Even the leather did not seem very dirty some 50/50 shot are more relevant.
I used Leatherique products for cleaning the leather.
I applied Rejuvinator Oil and after that I warmed up the inside of the car for about 2 hours and left it another 4 hours for the oil to get inside the leather.
After that everything was cleaned with Presine Clean
A 50/50 with the driver seat



















The armrest before cleaning…prepared for a 50/50….even if it did not looked dirty…









After










Before










After










Before










After




























Right side seat 50/50










Back side before










50/50









Driver door before










50/50



















Cleaning the spare wheel area




























The boot carpet cleaned










The mats
Before










Prepared for 50/50










50/50



















Before










After










Before










50/50










After










Final shots…


----------



## -tom- (Jan 27, 2009)

great work


----------



## HC1001 (May 27, 2007)

WOW stunning work, looks like new................:thumb:


----------



## gb270 (Aug 22, 2008)

Great work mate


----------



## Leooo (Apr 2, 2010)

Cool what did you use on the carpets and matts?


----------



## MadOnVaux! (Jun 2, 2008)

Very nice work, shame about the rips in the leather, but that type of perforated leather is soo easy to damage


----------



## ianFRST (Sep 19, 2006)

thats the 1st time ive EVER seen a taped up 50:50 on floor mats :lol: :lol:


----------



## rds1985 (Mar 7, 2009)

ianFRST said:


> thats the 1st time ive EVER seen a taped up 50:50 on floor mats :lol: :lol:


lol worked well tho :thumb:


----------



## angajatul (Oct 14, 2008)

Leooo said:


> Cool what did you use on the carpets and matts?


1.vacuum
2.used to injector-extractor with the special shampoo
3.extracted
4.active foam for carpets and brushed very well
5.extracted the foam with the extractor
6.rubbed with a microfiber towel to get out any remaining water/shampoo



@ianFRST - hehe....thanks man  i learned it from DW...and now the 50:50's create addiction


----------



## Franzpan (Mar 2, 2009)

I LOVE that colour of leather its beautiful!
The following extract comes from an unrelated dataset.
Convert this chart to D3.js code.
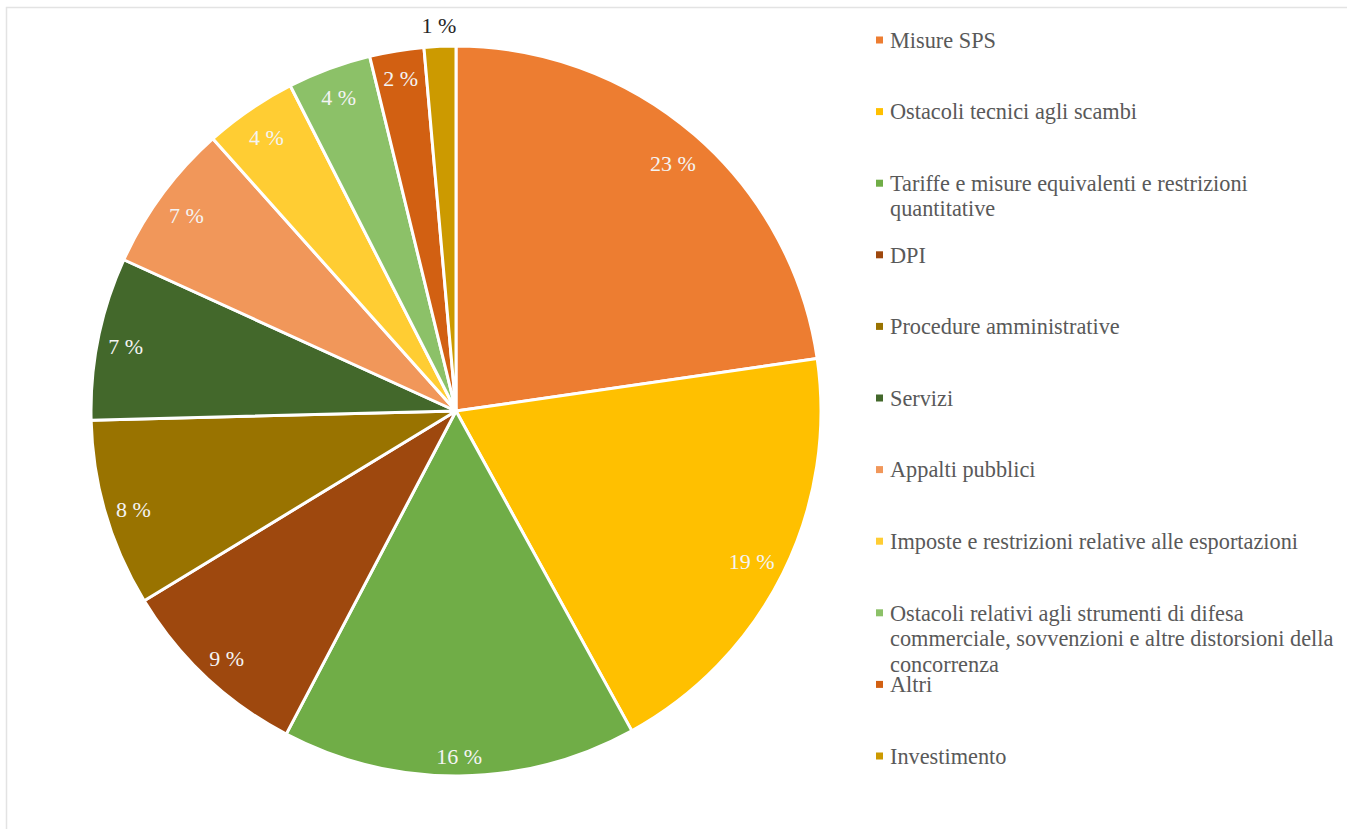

Thats a great job you've done there the 50/50's are the nuts :thumb:


----------



## scottgm (Dec 27, 2009)

Fantastic job.

great 50/50's :thumb:


----------



## GT Guy (Mar 20, 2010)

Fantastic job there mate! Love those 50/50's.


----------



## marc-l (Mar 22, 2010)

Nice job mate, those CL's are a rare car .. But at best part of £70k they would be!!


----------



## Omid (Apr 1, 2010)

I don't like that leather at all


----------



## deano_uk (Apr 29, 2007)

I didnt think it looked that bad to start with until the 50/50's. Great work and a lovely car.


----------



## supercharged (Feb 1, 2008)

amazing work, mate!


----------